The Company records impairment losses on long-lived assets or asset groups used in operations when events and circumstances indicate that the assets or asset groups might be impaired and the undiscounted cash flows estimated to be generated by those assets or asset groups are less than the carrying amounts of those assets or asset groups. The impairment loss is determined by comparing the fair value of the asset or asset group to its carrying amount and recording the excess of the carrying amount of the asset or asset group over its fair value as an impairment charge. An asset group constitutes the minimum level for which identifiable cash flows are principally independent of the cash flows of other asset or liability groups. Fair value is determined based on discounted cash flows or appraised values, as appropriate.


Fair Value Measurements

The Company bases its fair value determinations of the carrying value of other financial assets and liabilities on an evaluation of their particular facts and circumstances and valuation techniques that require judgements and estimates. Valuation techniques used to measure fair value maximize the use of relevant observable inputs and minimize the use of unobservable inputs. The fair value hierarchy gives the highest priority to observable inputs such as quoted prices in active markets for identical assets or liabilities (Level 1) and the lowest priority to unobservable inputs (Level 3). The level in the fair value hierarchy within which the fair value measurement falls is determined based on the lowest level input that is significant to the valuation technique. As of December 31, 2012 and 2011, none of our assets or liabilities were subject to fair value measurements.

Revenue Recognition

The Company uses the percentage-of-completion accounting method for construction contracts. Revenue from fixed-price or unit rate contracts is recognized on the percentage-of-completion method, computed by the efforts-expended method which measures the percentage of labor hours incurred to date as compared to estimated total labor hours for each contract. This progress percentage is applied to estimated gross profit for each contract to determine gross profit earned to date. Revenue recognized in a period for a contract is the amount of gross profit earned for that period plus the costs incurred on the contract during the period.

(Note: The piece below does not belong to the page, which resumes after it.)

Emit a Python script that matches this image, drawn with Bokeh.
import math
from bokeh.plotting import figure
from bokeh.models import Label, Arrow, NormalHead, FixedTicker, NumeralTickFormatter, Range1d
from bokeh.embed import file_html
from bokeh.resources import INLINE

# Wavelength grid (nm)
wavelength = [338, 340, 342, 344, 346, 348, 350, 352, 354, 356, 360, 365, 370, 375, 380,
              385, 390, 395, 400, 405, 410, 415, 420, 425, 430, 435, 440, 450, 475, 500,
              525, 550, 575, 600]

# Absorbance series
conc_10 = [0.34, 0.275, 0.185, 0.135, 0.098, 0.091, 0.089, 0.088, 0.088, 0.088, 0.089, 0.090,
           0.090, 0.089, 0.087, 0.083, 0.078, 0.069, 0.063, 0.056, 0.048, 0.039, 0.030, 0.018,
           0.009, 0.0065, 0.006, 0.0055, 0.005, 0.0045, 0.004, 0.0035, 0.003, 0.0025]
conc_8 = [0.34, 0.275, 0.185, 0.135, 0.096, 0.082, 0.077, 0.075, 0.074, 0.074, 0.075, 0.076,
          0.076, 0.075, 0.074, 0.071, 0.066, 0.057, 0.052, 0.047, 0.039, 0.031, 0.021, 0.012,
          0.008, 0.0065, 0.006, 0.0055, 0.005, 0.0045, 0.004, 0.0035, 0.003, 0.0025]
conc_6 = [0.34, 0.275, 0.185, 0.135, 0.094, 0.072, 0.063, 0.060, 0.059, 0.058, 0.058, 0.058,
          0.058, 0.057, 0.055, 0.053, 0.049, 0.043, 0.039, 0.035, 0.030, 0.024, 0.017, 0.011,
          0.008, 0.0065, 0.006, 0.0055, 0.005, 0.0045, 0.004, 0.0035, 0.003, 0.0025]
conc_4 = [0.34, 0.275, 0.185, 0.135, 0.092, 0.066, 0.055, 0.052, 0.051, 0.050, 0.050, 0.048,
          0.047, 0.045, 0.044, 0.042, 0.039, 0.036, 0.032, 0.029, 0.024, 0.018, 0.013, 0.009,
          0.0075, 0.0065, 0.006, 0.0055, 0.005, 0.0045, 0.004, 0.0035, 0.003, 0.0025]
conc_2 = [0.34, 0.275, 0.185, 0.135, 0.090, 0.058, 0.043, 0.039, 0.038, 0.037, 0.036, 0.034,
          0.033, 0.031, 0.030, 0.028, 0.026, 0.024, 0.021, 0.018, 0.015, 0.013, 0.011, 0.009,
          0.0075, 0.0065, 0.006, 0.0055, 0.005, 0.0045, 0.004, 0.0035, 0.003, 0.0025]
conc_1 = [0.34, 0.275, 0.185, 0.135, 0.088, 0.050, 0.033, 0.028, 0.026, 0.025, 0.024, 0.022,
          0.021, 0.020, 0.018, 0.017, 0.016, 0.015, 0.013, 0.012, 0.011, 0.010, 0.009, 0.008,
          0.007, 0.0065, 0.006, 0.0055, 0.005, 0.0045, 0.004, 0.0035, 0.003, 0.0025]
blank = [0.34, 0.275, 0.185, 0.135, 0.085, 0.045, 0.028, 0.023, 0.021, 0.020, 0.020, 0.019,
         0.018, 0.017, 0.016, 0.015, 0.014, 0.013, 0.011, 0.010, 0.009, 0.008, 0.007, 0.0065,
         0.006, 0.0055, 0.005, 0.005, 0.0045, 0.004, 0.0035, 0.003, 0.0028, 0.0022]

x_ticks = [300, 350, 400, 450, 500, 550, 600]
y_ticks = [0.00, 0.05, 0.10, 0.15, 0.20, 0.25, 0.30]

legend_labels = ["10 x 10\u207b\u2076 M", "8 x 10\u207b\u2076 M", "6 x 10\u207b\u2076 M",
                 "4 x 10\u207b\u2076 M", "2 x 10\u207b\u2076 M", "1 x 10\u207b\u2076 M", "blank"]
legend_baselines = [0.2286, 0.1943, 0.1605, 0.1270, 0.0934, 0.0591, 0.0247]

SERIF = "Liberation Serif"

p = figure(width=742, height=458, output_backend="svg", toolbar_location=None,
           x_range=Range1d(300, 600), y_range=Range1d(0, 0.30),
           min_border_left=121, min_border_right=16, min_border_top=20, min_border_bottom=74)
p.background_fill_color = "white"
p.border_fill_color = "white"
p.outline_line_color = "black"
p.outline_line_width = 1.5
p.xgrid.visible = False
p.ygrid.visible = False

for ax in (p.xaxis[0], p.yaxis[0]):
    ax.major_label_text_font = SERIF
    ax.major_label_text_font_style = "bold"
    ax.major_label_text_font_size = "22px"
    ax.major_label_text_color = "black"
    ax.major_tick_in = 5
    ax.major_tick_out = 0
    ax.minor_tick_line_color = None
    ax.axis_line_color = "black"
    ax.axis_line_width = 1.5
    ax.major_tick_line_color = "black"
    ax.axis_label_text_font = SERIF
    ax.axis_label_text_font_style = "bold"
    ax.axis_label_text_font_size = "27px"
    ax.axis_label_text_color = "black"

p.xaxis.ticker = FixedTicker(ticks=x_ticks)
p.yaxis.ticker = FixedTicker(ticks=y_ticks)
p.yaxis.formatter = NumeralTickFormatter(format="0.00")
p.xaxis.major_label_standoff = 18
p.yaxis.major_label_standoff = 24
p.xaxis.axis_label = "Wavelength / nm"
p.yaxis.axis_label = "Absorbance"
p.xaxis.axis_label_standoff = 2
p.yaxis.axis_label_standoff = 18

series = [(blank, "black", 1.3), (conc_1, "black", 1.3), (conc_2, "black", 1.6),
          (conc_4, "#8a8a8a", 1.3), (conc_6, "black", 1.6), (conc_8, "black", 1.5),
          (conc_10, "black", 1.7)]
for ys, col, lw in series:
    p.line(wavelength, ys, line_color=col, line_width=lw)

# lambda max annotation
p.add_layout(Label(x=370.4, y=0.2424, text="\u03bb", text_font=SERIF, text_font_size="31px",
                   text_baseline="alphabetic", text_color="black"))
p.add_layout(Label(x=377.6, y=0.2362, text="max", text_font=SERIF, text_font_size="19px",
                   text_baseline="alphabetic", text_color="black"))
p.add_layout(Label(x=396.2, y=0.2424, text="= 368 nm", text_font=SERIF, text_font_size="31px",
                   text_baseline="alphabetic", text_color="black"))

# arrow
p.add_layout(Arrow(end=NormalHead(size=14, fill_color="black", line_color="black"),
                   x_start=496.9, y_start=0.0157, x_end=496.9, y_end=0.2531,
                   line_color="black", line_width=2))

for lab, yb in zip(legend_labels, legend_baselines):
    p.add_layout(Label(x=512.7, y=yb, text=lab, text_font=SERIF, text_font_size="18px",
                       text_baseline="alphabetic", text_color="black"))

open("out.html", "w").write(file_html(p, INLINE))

Under a unit rate contract, material items or labor tasks are assigned unit rates of measure. The unit rates of measure will generally be an amount of dollars per ton, per foot, per square foot or per item installed. A typical unit rate contract can contain hundreds to thousands of unit rates of measure that all accumulate to determine the total contract value. Profit margins are built into the unit rates.

Some contracts include a total or partial reimbursement to us of any costs associated with specific capital projects required by the fabrication process. If a particular capital project provides future benefits to us, the cost to build the capital project will be capitalized, and the revenue for the capital project will increase the estimated profit in the contract.

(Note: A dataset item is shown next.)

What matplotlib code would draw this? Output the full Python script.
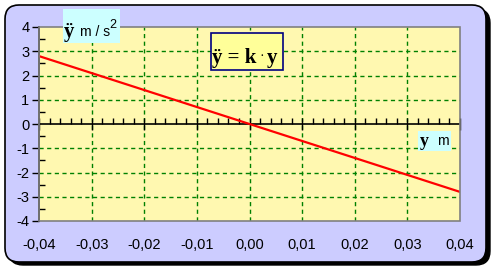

Contract costs include all direct material, labor and subcontract costs and those indirect costs related to contract performance, such as indirect labor, supplies and tools. Also included in contract costs are a portion of those indirect contract costs related to plant capacity, such as depreciation, insurance and repairs and maintenance. These indirect costs are allocated to jobs based on actual direct labor hours incurred. Profit incentives are included in revenue when their realization is probable. Claims for extra work or changes in scope of work are included in revenue when the amount can be reliably estimated and collection is probable. Changes in job performance, job conditions, and estimated profitability, including those arising from contract penalty provisions, and final contract settlements may result in revisions to costs and income and are recognized in the period in which the revisions are determined.

At December 31, 2012, we recorded revenue totaling $5.2 million related to certain change orders on four projects which have been approved as to scope but not price. We expect to resolve these change orders in the first and second quarters of 2013. At December 31, 2012, we also recorded revenue totaling $7.7 million related to re-measure units and quantities on a unit rate contract that is in progress. We are in the process of negotiating the application of contractual unit rates to these quantities and expect to finalize these measurement packages in the first and second quarter of 2013. No revenues were recorded at December 31, 2011 and 2010 related to unapproved change orders.

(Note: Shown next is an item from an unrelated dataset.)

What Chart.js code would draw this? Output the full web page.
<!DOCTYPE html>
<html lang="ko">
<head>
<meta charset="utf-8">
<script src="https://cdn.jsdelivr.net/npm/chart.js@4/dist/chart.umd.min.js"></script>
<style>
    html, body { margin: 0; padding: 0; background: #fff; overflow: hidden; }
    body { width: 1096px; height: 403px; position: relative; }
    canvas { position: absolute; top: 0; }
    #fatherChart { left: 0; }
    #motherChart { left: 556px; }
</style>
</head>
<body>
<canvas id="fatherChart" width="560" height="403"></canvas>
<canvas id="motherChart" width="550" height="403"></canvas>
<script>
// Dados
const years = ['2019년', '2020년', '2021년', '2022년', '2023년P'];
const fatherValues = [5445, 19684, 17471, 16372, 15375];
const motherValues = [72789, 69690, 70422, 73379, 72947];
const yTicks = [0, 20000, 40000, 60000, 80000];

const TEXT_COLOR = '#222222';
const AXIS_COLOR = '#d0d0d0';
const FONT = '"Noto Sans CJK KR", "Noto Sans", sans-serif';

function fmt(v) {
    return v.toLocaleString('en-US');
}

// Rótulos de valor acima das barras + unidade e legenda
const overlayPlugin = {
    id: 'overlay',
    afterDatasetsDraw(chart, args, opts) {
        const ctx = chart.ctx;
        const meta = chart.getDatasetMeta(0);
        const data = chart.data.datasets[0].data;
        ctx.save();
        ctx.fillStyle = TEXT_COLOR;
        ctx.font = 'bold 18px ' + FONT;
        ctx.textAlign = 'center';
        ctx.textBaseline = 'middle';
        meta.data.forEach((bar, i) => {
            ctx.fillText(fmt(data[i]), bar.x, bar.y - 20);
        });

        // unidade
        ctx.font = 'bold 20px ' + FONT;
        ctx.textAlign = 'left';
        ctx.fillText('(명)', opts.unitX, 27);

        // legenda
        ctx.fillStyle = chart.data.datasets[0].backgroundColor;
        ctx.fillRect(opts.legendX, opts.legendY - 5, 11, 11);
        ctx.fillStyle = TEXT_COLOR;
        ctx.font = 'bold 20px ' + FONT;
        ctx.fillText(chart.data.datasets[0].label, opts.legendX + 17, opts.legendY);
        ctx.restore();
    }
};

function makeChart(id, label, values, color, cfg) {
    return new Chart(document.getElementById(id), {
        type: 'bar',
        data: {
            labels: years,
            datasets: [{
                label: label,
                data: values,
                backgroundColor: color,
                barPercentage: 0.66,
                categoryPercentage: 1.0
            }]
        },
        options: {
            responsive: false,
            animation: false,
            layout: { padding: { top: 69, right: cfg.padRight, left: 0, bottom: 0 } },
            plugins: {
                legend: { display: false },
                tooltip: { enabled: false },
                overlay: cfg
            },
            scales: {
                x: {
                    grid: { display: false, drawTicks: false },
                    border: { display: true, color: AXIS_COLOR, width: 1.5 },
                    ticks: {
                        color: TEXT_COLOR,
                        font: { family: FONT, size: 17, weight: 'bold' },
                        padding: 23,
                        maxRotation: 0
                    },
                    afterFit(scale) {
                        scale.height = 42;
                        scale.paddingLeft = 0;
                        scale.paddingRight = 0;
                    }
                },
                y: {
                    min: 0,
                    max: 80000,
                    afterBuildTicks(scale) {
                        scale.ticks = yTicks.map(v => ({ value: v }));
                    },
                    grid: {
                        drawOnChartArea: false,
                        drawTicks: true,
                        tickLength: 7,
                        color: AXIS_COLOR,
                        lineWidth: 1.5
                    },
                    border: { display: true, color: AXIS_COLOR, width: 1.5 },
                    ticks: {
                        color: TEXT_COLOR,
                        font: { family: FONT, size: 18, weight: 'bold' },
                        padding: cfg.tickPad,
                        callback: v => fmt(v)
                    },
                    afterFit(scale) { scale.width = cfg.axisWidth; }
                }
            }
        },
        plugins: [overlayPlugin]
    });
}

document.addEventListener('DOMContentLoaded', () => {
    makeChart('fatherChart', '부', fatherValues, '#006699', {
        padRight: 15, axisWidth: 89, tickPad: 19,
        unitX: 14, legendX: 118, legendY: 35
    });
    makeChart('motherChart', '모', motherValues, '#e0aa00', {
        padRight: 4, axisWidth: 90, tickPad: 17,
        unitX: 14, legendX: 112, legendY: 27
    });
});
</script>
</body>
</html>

Provisions for estimated losses on uncompleted contracts are made in the period in which such losses are determined. We recognized contract losses of $12.5 million, $3.0 million, and $1.3 million in the years ended December 31, 2012, 2011, and 2010, respectively. Contract losses increased in 2012 due mainly to the increase in manhours estimated to complete one of our major deepwater projects. These increased man-hours were primarily driven by revisions and delivery delays to specifications and designs by our customer causing out-of-sequence work schedules to be used while executing the project. The customer extended delivery of the first phase of the project multiple times as a result of these revisions and delays. On March 7, 2013 we executed change orders with the customer which settled issues raised in a claim for additional costs on this project. Revenue for this claim earned by the Company was recorded in the year ended December 31, 2012. The change order also includes incentives related to key milestone date and performance metrics which have not been recorded as of December 31, 2012 but will be recorded as revenue in future periods if and when incentive terms are met. Any future deliverable delays or project revisions could result in future revisions to contract estimates.

Income Taxes

Income taxes have been provided using the liability method. Deferred income taxes reflect the net tax effects of temporary differences between the carrying amounts of assets and liabilities for financial reporting purposes and the amounts used for income tax purposes using enacted rates expected to be in effect during the year in which the basis differences reverse. A valuation allowance is provided to reserve for deferred tax assets if, based upon the available evidence, it is more likely than not that some or all of the deferred tax assets will not be realized.

Reserves for uncertain tax positions are recognized when the positions are more likely than not to not be sustained upon audit. Interest and penalties on uncertain tax positions are recorded in income tax expense. Our federal tax returns have been examined and settled through the 2007 tax year. There were no material uncertain tax positions recorded for the years presented in these statements.


Prepaid subcontractor costs for the year ended December 31, 2011 has been reclassified to conform to the December 31, 2012 Consolidated Financial Statement presentation.